Kinder oder keine - Im Minenfeld von Beziehungen
Bewertet mit 3.5 Sternen
Tara ist Dokumentarfilmerin und erzieht allein eine sechsjährige Tochter. Frauen in ihrer Branche machen die Arbeit, damit auf dem Film-Abspann später die Namen anderer zu lesen sind. In einer Männerdomäne hat sie den täglichen Drahtseilakt zwischen Kindergartenzeiten und Drehterminen bisher mit Unterstützung ihrer Mutter meistern können. Doch wenn beim Auftraggeber das Geld knapp ist, weil Fernsehen durch Streaming-Sehgewohnheiten keine Zukunft mehr hat, steht auch Taras mühsam im Gleichgewicht gehaltener Lebensentwurf infrage.
Camilla (Cam), Feministin und Partnerin eines erheblich jüngeren Mannes, ist aus Überzeugung kinderlos. Ihren Lebensentwurf vermarktet sie erfolgreich als Lifestyle-Bloggerin und Talkshow-Gast. Gelesen werden Cams Texte von Frauen wie Stella, mit Anfang 20 die jüngste der drei Protagonistinnen. Stella arbeitet als Recherche-Assistentin und Antreiberin des Fotografen Jason, der ein Buch veröffentlichen will.

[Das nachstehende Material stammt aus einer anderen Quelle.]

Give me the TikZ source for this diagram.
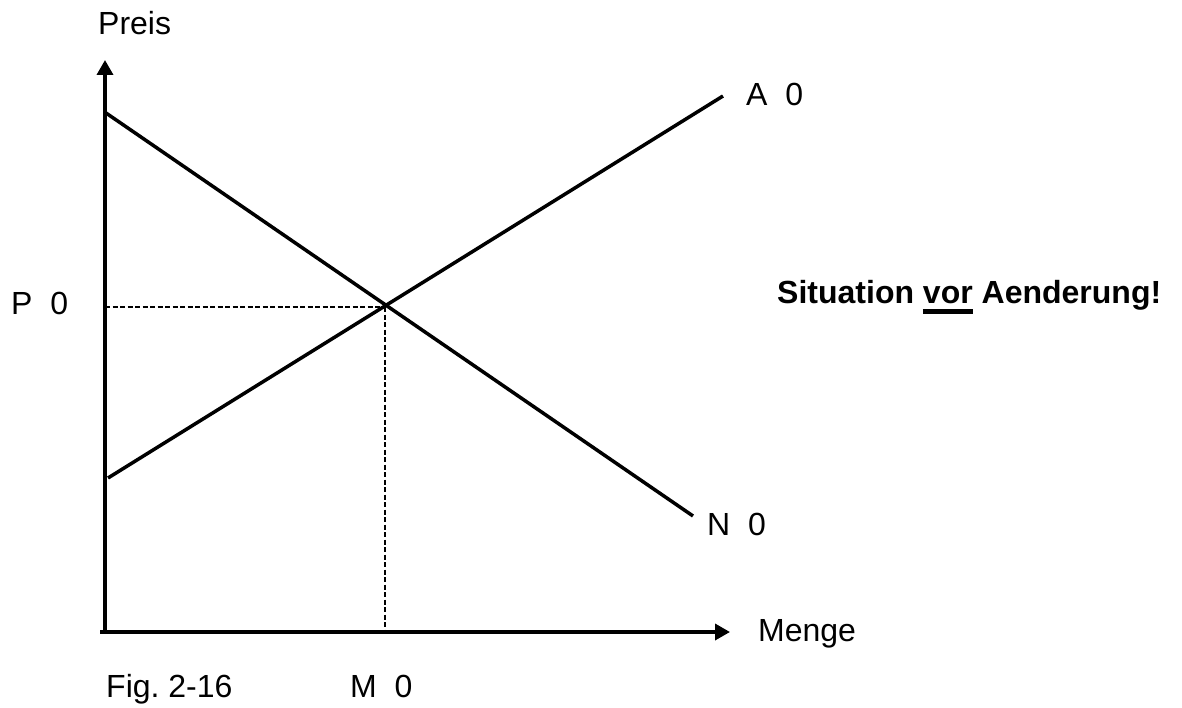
\documentclass[tikz,border=0pt]{standalone}
\usepackage{fontspec}
\setmainfont{Liberation Sans}
\usetikzlibrary{arrows.meta}
\frenchspacing
\newcommand\thickul[1]{\vtop{\hbox{#1}\kern6pt\hrule height 5pt}}
\tikzset{
  lbl/.style={inner sep=0pt, anchor=base west, font=\fontsize{32}{38}\selectfont},
  axis/.style={line width=3.5pt, -{Triangle[length=15pt,width=16pt]}},
  curve/.style={line width=3.5pt},
  guide/.style={line width=2pt, dash pattern=on 5pt off 2.5pt}
}
\begin{document}
\begin{tikzpicture}[x=1pt,y=-1pt]
\useasboundingbox (0,0) rectangle (1182,708);
% coordinates
\coordinate (Oy) at (105,633.5);
\coordinate (Ox) at (100,632);
\coordinate (Ytip) at (105,60);
\coordinate (Xtip) at (730,632);
\coordinate (Ns) at (106,113);
\coordinate (Ne) at (693,516);
\coordinate (As) at (108,478);
\coordinate (Ae) at (723,96);
\coordinate (E) at (384.5,307);
\coordinate (P) at (105,307);
\coordinate (M) at (384.5,632);
% axes
\draw[axis] (Oy) -- (Ytip);
\draw[axis] (Ox) -- (Xtip);
% curves
\draw[curve] (Ns) -- (Ne);
\draw[curve] (As) -- (Ae);
% guides
\draw[guide] (P) -- (E);
\draw[guide] (E) -- (M);
% labels
\node[lbl] (preis) at (98,35) {Preis};
\node[lbl] (a0) at (746,106) {A~~0};
\node[lbl] (p0) at (11,314) {P~~0};
\node[lbl, font=\fontsize{32}{38}\selectfont\bfseries] (sit) at (777,303) {Situation \thickul{vor} Aenderung!};
\node[lbl] (n0) at (707,535) {N~~0};
\node[lbl] (menge) at (758,641) {Menge};
\node[lbl] (fig) at (106,697) {Fig. 2-16};
\node[lbl] (m0) at (350,697) {M~~0};
\end{tikzpicture}
\end{document}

Jason sucht dringend eine Partnerin, seine Dating-Strategien sind jedoch zu altmodisch für jene Frauen, die ihn interessieren. Stella lebt die Trauer um ihre jungverstorbene Schwester in den sozialen Medien aus und will unbedingt ein Kind. Wenn die beste Freundin gerade schwanger ist, fällt es schwer, nicht neidisch darauf zu sein.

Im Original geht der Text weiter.